Two Consumer Companies Test M&A Waters

Company: Tom Ford International

Financial Advisor: Credit Suisse

Company: Cliffstar Corp.

Financial Advisor: Morgan Stanley

Two consumer products companies have launched sales processes in a sign that sellers are increasingly testing the waters for M&A deals after a yearlong drought.

Tom Ford International, a New York-based luxury fashion house, and CliffStar Corporation, a New York-based private label juice maker, have engaged investment banks to advise them on M&A transactions.

Tom Ford International is on the hunt for financial backers, two sources familiar with the situation said. The company entered the market in recent weeks seeking a $50 million or greater investment, the sources said. Credit Suisse is managing the process. The capital would be used to expand the company’s line into women’s apparel, adding to Tom Ford offerings in meanswear, eyewear, beauty, fragrances, and men’s and women’s accessories.

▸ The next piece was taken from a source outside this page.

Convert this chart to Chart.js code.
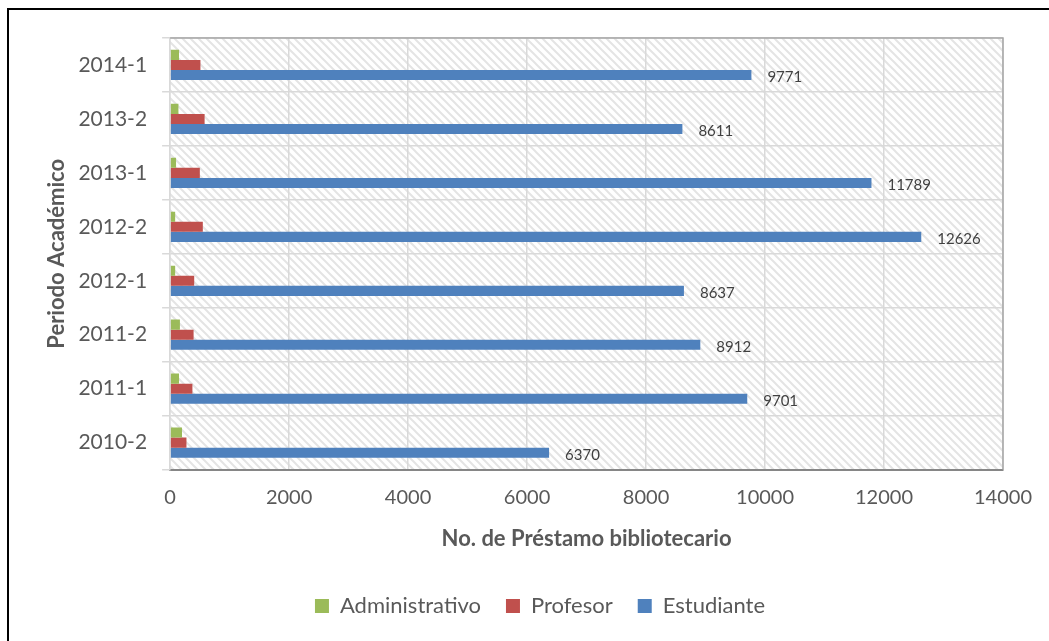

Meanwhile privately-held Cliffstar has hired Morgan Stanley to advise it on a sale of the company, four sources familiar with the situation said. The Dunkirk, N.Y.-based private label juice maker has been widely shopped to financial suitors. Books were circulated in the past month with Morgan Stanley taking first round bids within the next week or so, the sources said.

While both companies are in the consumer products sector, they couldn’t be more different in terms of market positioning.

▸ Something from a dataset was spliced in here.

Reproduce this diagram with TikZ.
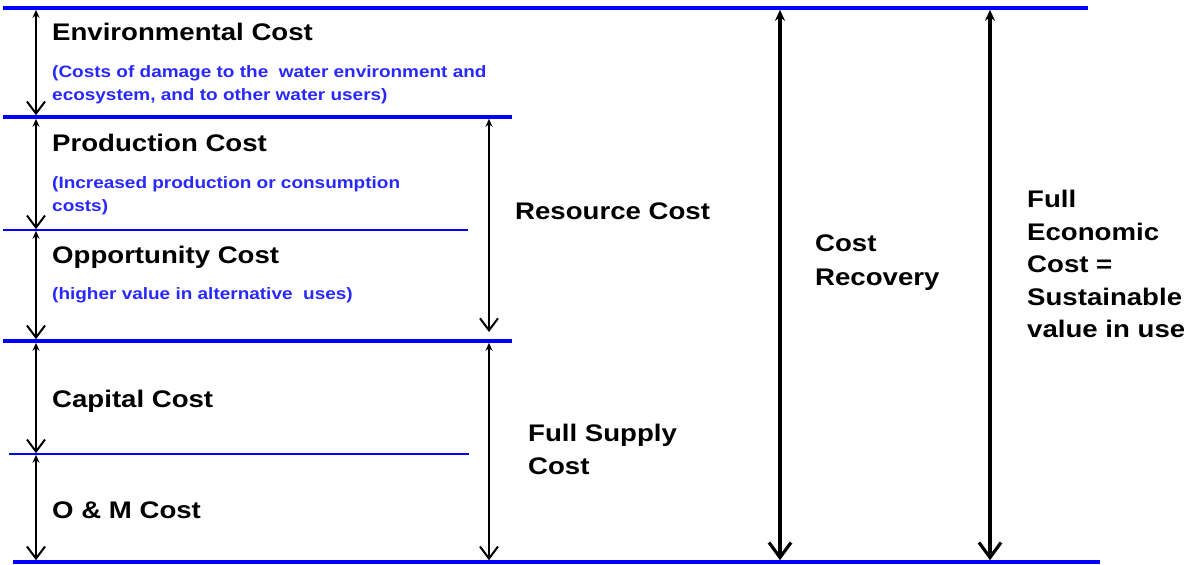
\documentclass[tikz,border=0pt]{standalone}
\usepackage{fontspec}
\setmainfont{Liberation Sans}[FakeStretch=1.15]
\usetikzlibrary{arrows.meta}
\definecolor{lineblue}{RGB}{0,0,255}
\definecolor{txtblue}{RGB}{40,40,255}
\begin{document}
\begin{tikzpicture}[x=1pt,y=-1pt,
 title/.style={anchor=base west, inner sep=0pt, font=\fontsize{24}{28}\selectfont\bfseries},
 note/.style={anchor=base west, inner sep=0pt, text=txtblue, font=\fontsize{16.5}{20}\selectfont\bfseries},
 thickline/.style={lineblue, line width=3.5pt},
 thinline/.style={lineblue, line width=1.5pt},
 dimarrow/.style={line width=2pt, {Stealth[length=8pt,width=7pt]}-{Straight Barb[length=12pt,width=18pt]}},
 bigarrow/.style={line width=3.2pt, {Stealth[length=11pt,width=10pt]}-{Straight Barb[length=15pt,width=22pt]}},
]
\useasboundingbox (0,0) rectangle (1184,565);

% level lines
\coordinate (t0) at (3,8);    \coordinate (t1) at (1088,8);
\coordinate (e0) at (3,117);  \coordinate (e1) at (512,117);
\coordinate (p0) at (3,230);  \coordinate (p1) at (468,230);
\coordinate (o0) at (3,341);  \coordinate (o1) at (512,341);
\coordinate (c0) at (9,454);  \coordinate (c1) at (469,454);
\coordinate (b0) at (13,562); \coordinate (b1) at (1100,562);
\draw[thickline] (t0) -- (t1);
\draw[thickline] (e0) -- (e1);
\draw[thinline]  (p0) -- (p1);
\draw[thickline] (o0) -- (o1);
\draw[thinline]  (c0) -- (c1);
\draw[thickline] (b0) -- (b1);

% arrow ends
\coordinate (l1s) at (36,9.8);   \coordinate (l1e) at (36,115.2);
\coordinate (l2s) at (36,118.8); \coordinate (l2e) at (36,229.2);
\coordinate (l3s) at (36,230.8); \coordinate (l3e) at (36,339.2);
\coordinate (l4s) at (36,342.8); \coordinate (l4e) at (36,453.2);
\coordinate (l5s) at (36,454.8); \coordinate (l5e) at (36,560.2);
\coordinate (rcs) at (489,118.8); \coordinate (rce) at (489,332);
\coordinate (fss) at (489,342.8); \coordinate (fse) at (489,560.2);
\coordinate (crs) at (780,9.8);  \coordinate (cre) at (780,560.2);
\coordinate (fes) at (990,9.8);  \coordinate (fee) at (990,560.2);
\draw[dimarrow] (l1s) -- (l1e);
\draw[dimarrow] (l2s) -- (l2e);
\draw[dimarrow] (l3s) -- (l3e);
\draw[dimarrow] (l4s) -- (l4e);
\draw[dimarrow] (l5s) -- (l5e);
\draw[dimarrow] (rcs) -- (rce);
\draw[dimarrow] (fss) -- (fse);
\draw[bigarrow] (crs) -- (cre);
\draw[bigarrow] (fes) -- (fee);

% left labels
\node[title] (env) at (52,40) {Environmental Cost};
\node[note] (envn1) at (52,77) {(Costs of damage to the\ \ water environment and};
\node[note] (envn2) at (52,100) {ecosystem, and to other water users)};
\node[title] (prod) at (52,151.5) {Production Cost};
\node[note] (prodn1) at (52,188) {(Increased production or consumption};
\node[note] (prodn2) at (52,211) {costs)};
\node[title] (opp) at (52,263) {Opportunity Cost};
\node[note] (oppn) at (52,299) {(higher value in alternative\ \ uses)};
\node[title] (cap) at (52,407) {Capital Cost};
\node[title] (om) at (52,518) {O \& M Cost};

% right labels
\node[title] (res) at (515,219) {Resource Cost};
\node[title] (fs1) at (528,441.5) {Full Supply};
\node[title] (fs2) at (528,474.5) {Cost};
\node[title] (cr1) at (815,251) {Cost};
\node[title] (cr2) at (815,285) {Recovery};
\node[title] (fe1) at (1027,207) {Full};
\node[title] (fe2) at (1027,240) {Economic};
\node[title] (fe3) at (1027,272) {Cost =};
\node[title] (fe4) at (1027,305) {Sustainable};
\node[title] (fe5) at (1027,337) {value in use};
\end{tikzpicture}
\end{document}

That a luxury fashion house like Tom Ford International would enter the market seeking financing is a sign of either optimism or foolishness, as consumers continue to trade down for less extravagantly-priced clothing. Time magazine reported that luxury department store sales have fallen 25 percent to 30 percent on average from their peak in early 2008.

Tom Ford, the man, is well known for reviving the fortunes of the House of Gucci, which is owned by the French luxury goods company PPR. In 2004, Ford left to launch Tom Ford International. The company’s products are carried at luxury retail chains worldwide, as well as in four freestanding Tom Ford stores.

Meanwhile, Cliffstar’s private label offerings have gained market share as consumers have traded down to cheaper store-brand products. In the past year, private label makers have grabbed market share from pricier branded products. Unit share grew 1.2 points to 22.8 percent, while dollar share inched up 0.7 points to 17.6 percent, according to a recent Information Resources report cited by Reuters, publisher of Buyouts. Additionally, commodity costs have sunk, which could serve to boost the company’s margins.

Still, private label companies compete on price alone and suffer from thinner margins than their branded competitors. One buyout professional said his firm passed on Cliffstar because it was too widely shopped.

The company sells store-brand juices to grocery chains and food service providers in the United States and Canada. Cliffstar was founded more than 100 years ago and remains under family ownership to this day. Revenues are roughly $700 million, according to two sources.

Executives at Cliffstar did not return calls for comment, while those at Tom Ford declined to comment.